| What to produce |
Begin at the first line of the data and copy each line through the one containing "const negMax = Math.max(...changes.filter(v", that line included, with no pictures.

| Material provided |
##############################

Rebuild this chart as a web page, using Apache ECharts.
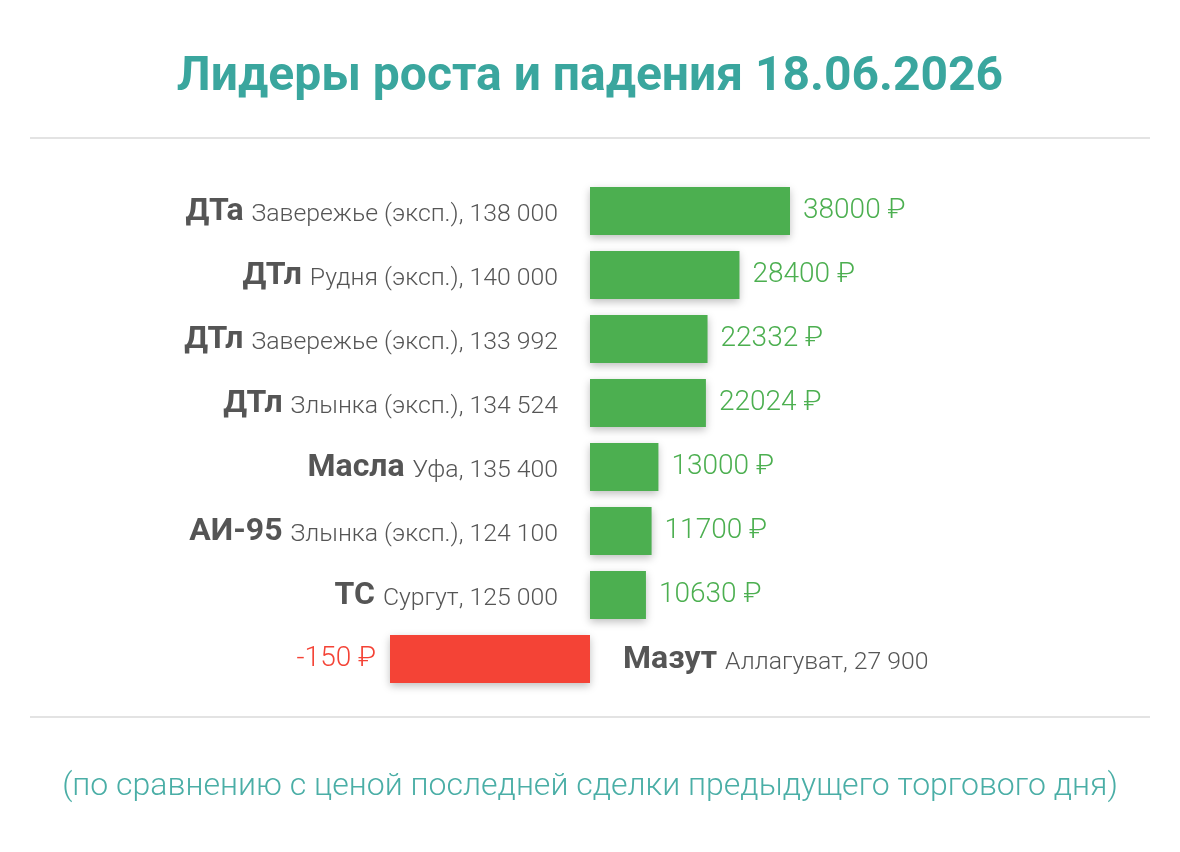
<!DOCTYPE html>
<html><head><meta charset="utf-8">
<script src="https://cdn.jsdelivr.net/npm/echarts@6/dist/echarts.min.js"></script>
<style>html,body{margin:0;padding:0;background:#fff}#c{width:1180px;height:852px}</style>
</head><body><div id="c"></div>
<script>
const products = ['ДТа', 'ДТл', 'ДТл', 'ДТл', 'Масла', 'АИ-95', 'ТС', 'Мазут'];
const places = ['Завережье (эксп.)', 'Рудня (эксп.)', 'Завережье (эксп.)', 'Злынка (эксп.)', 'Уфа', 'Злынка (эксп.)', 'Сургут', 'Аллагуват'];
const prices = ['138 000', '140 000', '133 992', '134 524', '135 400', '124 100', '125 000', '27 900'];
const changes = [38000, 28400, 22332, 22024, 13000, 11700, 10630, -150];
const titleText = 'Лидеры роста и падения 18.06.2026';
const noteText = '(по сравнению с ценой последней сделки предыдущего торгового дня)';

const cats = products.map((p, i) => i);
const posData = changes.map(v => v >= 0 ? v : '-');
const negData = changes.map(v => v < 0 ? v : '-');
const posMax = Math.max(...changes.filter(v => v >= 0));
const negMax = Math.max(...changes.filter(v => v < 0).map(v => -v));

const FONT = 'Roboto';
const rich = {
  b: {fontFamily: FONT, fontSize: 32, fontWeight: 'bold', color: '#555', verticalAlign: 'bottom', lineHeight: 34},
  n: {fontFamily: FONT, fontSize: 24.8, fontWeight: 300, color: '#555', verticalAlign: 'bottom', lineHeight: 34, padding: [0, 0, 1, 8]}
};
const lab = i => '{b|' + products[i] + '}{n|' + places[i] + ', ' + prices[i] + '}';

const chart = echarts.init(document.getElementById('c'));
chart.setOption({
  backgroundColor: '#fff',
  animation: false,
  title: [
    {text: titleText, left: 'center', top: 49, textStyle: {fontFamily: FONT, fontSize: 48, fontWeight: 'bold', color: '#3aa69e'}},
    {text: noteText, left: 'center', top: 766, textStyle: {fontFamily: FONT, fontSize: 32, fontWeight: 300, color: '#4aaea6'}}
  ],
  graphic: [
    {type: 'line', shape: {x1: 30, y1: 138, x2: 1150, y2: 138}, style: {stroke: '#e3e3e3', lineWidth: 2}},
    {type: 'line', shape: {x1: 30, y1: 717, x2: 1150, y2: 717}, style: {stroke: '#e3e3e3', lineWidth: 2}}
  ],
  grid: {left: 390, right: 390, top: 179, bottom: 161, containLabel: false},
  xAxis: [
    {type: 'value', min: -posMax, max: posMax, show: false},
    {type: 'value', min: -negMax, max: negMax, show: false}
  ],
  yAxis: [
    {type: 'category', data: cats, inverse: true, position: 'left', offset: -200,
     axisLine: {show: false, onZero: false}, axisTick: {show: false}, splitLine: {show: false},
     axisLabel: {margin: 32, rich: rich, formatter: (v, i) => changes[i] >= 0 ? lab(i) : ''}},
    {type: 'category', data: cats, inverse: true, position: 'right', offset: -200,
     axisLine: {show: false, onZero: false}, axisTick: {show: false}, splitLine: {show: false},
     axisLabel: {margin: 33, rich: rich, formatter: (v, i) => changes[i] < 0 ? lab(i) : ''}}
  ],
  series: [
    {type: 'bar', xAxisIndex: 0, yAxisIndex: 0, data: posData, barWidth: 48, barGap: '-100%',
     itemStyle: {color: '#4caf50', shadowBlur: 8, shadowColor: 'rgba(0,0,0,0.25)', shadowOffsetY: 3},
     label: {show: true, position: 'right', distance: 13, fontFamily: FONT, fontSize: 28, fontWeight: 300, color: '#4caf50',
             padding: [2, 0, 0, 0], formatter: p => p.value + ' ₽'}},
    {type: 'bar', xAxisIndex: 1, yAxisIndex: 0, data: negData, barWidth: 48, barGap: '-100%',
     itemStyle: {color: '#f44336', shadowBlur: 8, shadowColor: 'rgba(0,0,0,0.25)', shadowOffsetY: 3},
     label: {show: true, position: 'left', distance: 14, fontFamily: FONT, fontSize: 28, fontWeight: 300, color: '#f44336',
             padding: [2, 0, 0, 0], formatter: p => p.value + ' ₽'}}
  ]
});
</script></body></html>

##############################

| Task result |
Rebuild this chart as a web page, using Apache ECharts.
<!DOCTYPE html>
<html><head><meta charset="utf-8">
<script src="https://cdn.jsdelivr.net/npm/echarts@6/dist/echarts.min.js"></script>
<style>html,body{margin:0;padding:0;background:#fff}#c{width:1180px;height:852px}</style>
</head><body><div id="c"></div>
<script>
const products = ['ДТа', 'ДТл', 'ДТл', 'ДТл', 'Масла', 'АИ-95', 'ТС', 'Мазут'];
const places = ['Завережье (эксп.)', 'Рудня (эксп.)', 'Завережье (эксп.)', 'Злынка (эксп.)', 'Уфа', 'Злынка (эксп.)', 'Сургут', 'Аллагуват'];
const prices = ['138 000', '140 000', '133 992', '134 524', '135 400', '124 100', '125 000', '27 900'];
const changes = [38000, 28400, 22332, 22024, 13000, 11700, 10630, -150];
const titleText = 'Лидеры роста и падения 18.06.2026';
const noteText = '(по сравнению с ценой последней сделки предыдущего торгового дня)';

const cats = products.map((p, i) => i);
const posData = changes.map(v => v >= 0 ? v : '-');
const negData = changes.map(v => v < 0 ? v : '-');
const posMax = Math.max(...changes.filter(v => v >= 0));
const negMax = Math.max(...changes.filter(v => v < 0).map(v => -v));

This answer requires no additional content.